### GIVEN PROBLEM
From the listing below, extract each entry exactly as written, minus the images.

### RECORDS PROVIDED
= = = = =

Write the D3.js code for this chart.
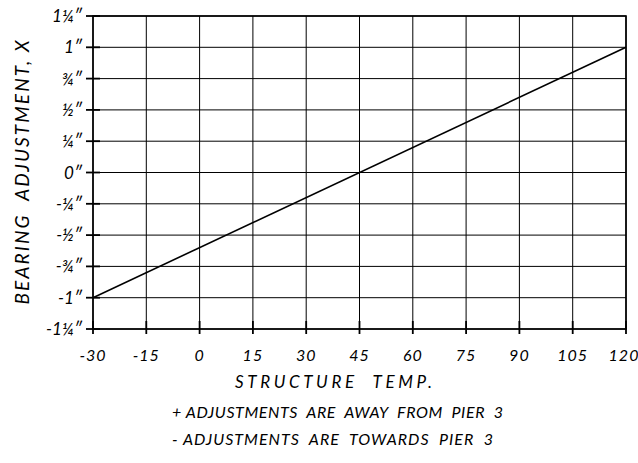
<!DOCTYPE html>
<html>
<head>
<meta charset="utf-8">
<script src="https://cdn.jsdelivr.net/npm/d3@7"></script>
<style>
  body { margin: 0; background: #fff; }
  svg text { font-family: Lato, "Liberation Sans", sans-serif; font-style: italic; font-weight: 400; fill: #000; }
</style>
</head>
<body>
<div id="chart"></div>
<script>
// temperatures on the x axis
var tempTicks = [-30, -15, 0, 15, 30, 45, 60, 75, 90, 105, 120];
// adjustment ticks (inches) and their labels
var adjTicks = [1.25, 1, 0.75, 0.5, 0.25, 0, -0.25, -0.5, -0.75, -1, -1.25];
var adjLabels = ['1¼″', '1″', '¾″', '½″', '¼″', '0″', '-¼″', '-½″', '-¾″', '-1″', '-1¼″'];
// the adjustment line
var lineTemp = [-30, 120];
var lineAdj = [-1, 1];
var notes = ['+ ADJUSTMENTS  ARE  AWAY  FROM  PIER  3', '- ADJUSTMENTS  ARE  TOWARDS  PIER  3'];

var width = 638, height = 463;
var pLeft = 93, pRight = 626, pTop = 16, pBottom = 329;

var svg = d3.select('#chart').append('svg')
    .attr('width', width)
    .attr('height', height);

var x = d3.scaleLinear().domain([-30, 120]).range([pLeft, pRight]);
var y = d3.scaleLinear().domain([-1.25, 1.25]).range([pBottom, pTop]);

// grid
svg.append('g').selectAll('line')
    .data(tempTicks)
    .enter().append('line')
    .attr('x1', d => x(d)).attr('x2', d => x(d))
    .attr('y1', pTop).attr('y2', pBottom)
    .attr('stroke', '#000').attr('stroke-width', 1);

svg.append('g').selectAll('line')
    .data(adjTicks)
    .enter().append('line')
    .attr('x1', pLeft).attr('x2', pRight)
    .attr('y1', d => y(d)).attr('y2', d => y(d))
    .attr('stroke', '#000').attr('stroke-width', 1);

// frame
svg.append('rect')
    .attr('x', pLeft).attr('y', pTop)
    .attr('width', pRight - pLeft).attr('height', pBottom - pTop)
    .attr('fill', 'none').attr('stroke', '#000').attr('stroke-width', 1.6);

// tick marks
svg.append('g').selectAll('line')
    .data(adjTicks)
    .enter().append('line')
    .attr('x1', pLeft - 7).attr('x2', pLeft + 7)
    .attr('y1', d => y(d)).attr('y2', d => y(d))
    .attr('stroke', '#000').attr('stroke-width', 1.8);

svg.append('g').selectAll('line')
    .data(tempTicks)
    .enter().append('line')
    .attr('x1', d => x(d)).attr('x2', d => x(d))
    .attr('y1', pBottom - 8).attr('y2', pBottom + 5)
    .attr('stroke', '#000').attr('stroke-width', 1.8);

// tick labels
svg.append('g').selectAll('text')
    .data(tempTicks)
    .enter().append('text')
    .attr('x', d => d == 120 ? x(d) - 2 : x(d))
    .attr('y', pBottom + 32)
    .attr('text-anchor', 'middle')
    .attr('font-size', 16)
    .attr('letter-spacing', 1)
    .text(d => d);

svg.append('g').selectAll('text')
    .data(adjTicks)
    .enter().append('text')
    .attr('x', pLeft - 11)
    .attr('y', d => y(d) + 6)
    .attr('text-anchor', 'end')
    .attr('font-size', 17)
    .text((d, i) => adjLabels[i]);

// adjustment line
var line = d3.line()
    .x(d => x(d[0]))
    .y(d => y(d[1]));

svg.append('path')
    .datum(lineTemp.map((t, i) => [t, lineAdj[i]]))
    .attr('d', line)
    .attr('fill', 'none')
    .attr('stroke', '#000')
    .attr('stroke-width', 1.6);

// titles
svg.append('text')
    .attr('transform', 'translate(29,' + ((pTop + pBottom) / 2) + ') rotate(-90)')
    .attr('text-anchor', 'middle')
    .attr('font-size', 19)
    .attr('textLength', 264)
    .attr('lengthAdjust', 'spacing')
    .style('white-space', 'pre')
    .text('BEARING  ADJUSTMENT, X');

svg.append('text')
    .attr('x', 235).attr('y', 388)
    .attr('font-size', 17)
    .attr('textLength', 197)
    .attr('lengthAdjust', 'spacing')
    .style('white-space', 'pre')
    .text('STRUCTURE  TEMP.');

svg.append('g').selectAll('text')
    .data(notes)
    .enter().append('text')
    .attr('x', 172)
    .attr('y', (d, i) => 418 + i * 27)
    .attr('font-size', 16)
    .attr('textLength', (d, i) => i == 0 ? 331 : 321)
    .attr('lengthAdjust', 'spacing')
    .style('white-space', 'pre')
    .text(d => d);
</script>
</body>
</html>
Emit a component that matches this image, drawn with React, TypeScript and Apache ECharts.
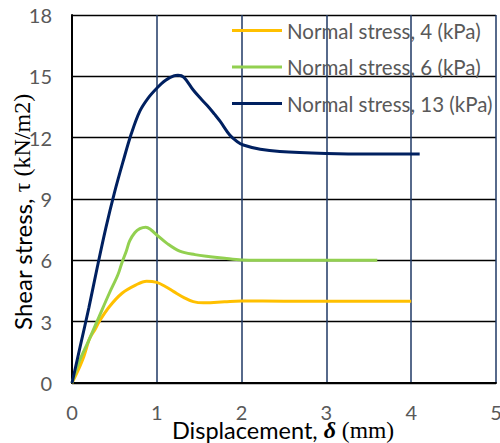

= = = = =

### ANSWER TO THE EXERCISE
Write the D3.js code for this chart.
<!DOCTYPE html>
<html>
<head>
<meta charset="utf-8">
<script src="https://cdn.jsdelivr.net/npm/d3@7"></script>
<style>
  body { margin: 0; background: #fff; }
  svg text { font-family: Lato, "Liberation Sans", sans-serif; font-style: italic; font-weight: 400; fill: #000; }
</style>
</head>
<body>
<div id="chart"></div>
<script>
// temperatures on the x axis
var tempTicks = [-30, -15, 0, 15, 30, 45, 60, 75, 90, 105, 120];
// adjustment ticks (inches) and their labels
var adjTicks = [1.25, 1, 0.75, 0.5, 0.25, 0, -0.25, -0.5, -0.75, -1, -1.25];
var adjLabels = ['1¼″', '1″', '¾″', '½″', '¼″', '0″', '-¼″', '-½″', '-¾″', '-1″', '-1¼″'];
// the adjustment line
var lineTemp = [-30, 120];
var lineAdj = [-1, 1];
var notes = ['+ ADJUSTMENTS  ARE  AWAY  FROM  PIER  3', '- ADJUSTMENTS  ARE  TOWARDS  PIER  3'];

var width = 638, height = 463;
var pLeft = 93, pRight = 626, pTop = 16, pBottom = 329;

var svg = d3.select('#chart').append('svg')
    .attr('width', width)
    .attr('height', height);

var x = d3.scaleLinear().domain([-30, 120]).range([pLeft, pRight]);
var y = d3.scaleLinear().domain([-1.25, 1.25]).range([pBottom, pTop]);

// grid
svg.append('g').selectAll('line')
    .data(tempTicks)
    .enter().append('line')
    .attr('x1', d => x(d)).attr('x2', d => x(d))
    .attr('y1', pTop).attr('y2', pBottom)
    .attr('stroke', '#000').attr('stroke-width', 1);

svg.append('g').selectAll('line')
    .data(adjTicks)
    .enter().append('line')
    .attr('x1', pLeft).attr('x2', pRight)
    .attr('y1', d => y(d)).attr('y2', d => y(d))
    .attr('stroke', '#000').attr('stroke-width', 1);

// frame
svg.append('rect')
    .attr('x', pLeft).attr('y', pTop)
    .attr('width', pRight - pLeft).attr('height', pBottom - pTop)
    .attr('fill', 'none').attr('stroke', '#000').attr('stroke-width', 1.6);

// tick marks
svg.append('g').selectAll('line')
    .data(adjTicks)
    .enter().append('line')
    .attr('x1', pLeft - 7).attr('x2', pLeft + 7)
    .attr('y1', d => y(d)).attr('y2', d => y(d))
    .attr('stroke', '#000').attr('stroke-width', 1.8);

svg.append('g').selectAll('line')
    .data(tempTicks)
    .enter().append('line')
    .attr('x1', d => x(d)).attr('x2', d => x(d))
    .attr('y1', pBottom - 8).attr('y2', pBottom + 5)
    .attr('stroke', '#000').attr('stroke-width', 1.8);

// tick labels
svg.append('g').selectAll('text')
    .data(tempTicks)
    .enter().append('text')
    .attr('x', d => d == 120 ? x(d) - 2 : x(d))
    .attr('y', pBottom + 32)
    .attr('text-anchor', 'middle')
    .attr('font-size', 16)
    .attr('letter-spacing', 1)
    .text(d => d);

svg.append('g').selectAll('text')
    .data(adjTicks)
    .enter().append('text')
    .attr('x', pLeft - 11)
    .attr('y', d => y(d) + 6)
    .attr('text-anchor', 'end')
    .attr('font-size', 17)
    .text((d, i) => adjLabels[i]);

// adjustment line
var line = d3.line()
    .x(d => x(d[0]))
    .y(d => y(d[1]));

svg.append('path')
    .datum(lineTemp.map((t, i) => [t, lineAdj[i]]))
    .attr('d', line)
    .attr('fill', 'none')
    .attr('stroke', '#000')
    .attr('stroke-width', 1.6);

// titles
svg.append('text')
    .attr('transform', 'translate(29,' + ((pTop + pBottom) / 2) + ') rotate(-90)')
    .attr('text-anchor', 'middle')
    .attr('font-size', 19)
    .attr('textLength', 264)
    .attr('lengthAdjust', 'spacing')
    .style('white-space', 'pre')
    .text('BEARING  ADJUSTMENT, X');

svg.append('text')
    .attr('x', 235).attr('y', 388)
    .attr('font-size', 17)
    .attr('textLength', 197)
    .attr('lengthAdjust', 'spacing')
    .style('white-space', 'pre')
    .text('STRUCTURE  TEMP.');

svg.append('g').selectAll('text')
    .data(notes)
    .enter().append('text')
    .attr('x', 172)
    .attr('y', (d, i) => 418 + i * 27)
    .attr('font-size', 16)
    .attr('textLength', (d, i) => i == 0 ? 331 : 321)
    .attr('lengthAdjust', 'spacing')
    .style('white-space', 'pre')
    .text(d => d);
</script>
</body>
</html>
Emit a component that matches this image, drawn with React, TypeScript and Apache ECharts.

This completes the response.